Hopefully our explainer this week helps a little, but if you’ve not read it yet I can boil down value investing into two words for you: buy low.

Value investing is about not buying the popular stocks that are starting to seem a bit overpriced, but looking at the sale rail in the investment shop to see what has been overlooked by the rest of the market.

It sounds simple and it sounds sensible, but it’s harder than it looks. Because, let’s be honest, often the reason things are on sale is that they’re not very good – there’s a hole in the sleeve, the fabric is poor quality, or the technology is completely out of date.

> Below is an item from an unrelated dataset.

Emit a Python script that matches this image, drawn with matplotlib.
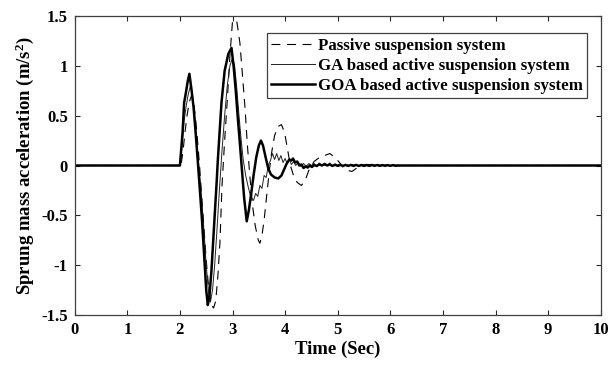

But there’s usually a bargain to be had for those willing to do the work.

Growth investing on the other hand is the equivalent of buying something in a store because you’re confident you can sell it on to someone else for a better price. It’s like those people who snap up 10 of the latest games console or tablet on the day they’re released. Sure they’re expensive but they’re popular and they’re in demand, and that means people will pay over-the-odds. Growth investing is buying shares not necessarily because you think the price is right, but because you believe it will keep rising regardless.

Neither investment strategy is right or wrong (well, arguably, buying 10 games consoles so you can profit from other people is not quite right) or best or worst. In fact, a healthy portfolio will likely contain a mixture of each type of investment.

Maybe you have a favourite style, maybe your portfolio errs towards one or the other – it doesn’t matter to me. But it does matter to me that you understand the jargon so you can make your own informed decisions. And remember, while one style may win out over the other in the short-term, things have a tendency of coming full circle in the end. Apparently even peach bathroom suites are coming back in fashion – now that’s a real contrarian bet.

Don't Spend, Spend, Spend

What would you do if you won the lottery? It’s always a fun game to play. I like to think of the holidays I would take (in normal times), the big ol’ house I would buy (and for some reason the ride-on lawnmower I would drive around the grounds), and the generous gifts I would make to friends and family.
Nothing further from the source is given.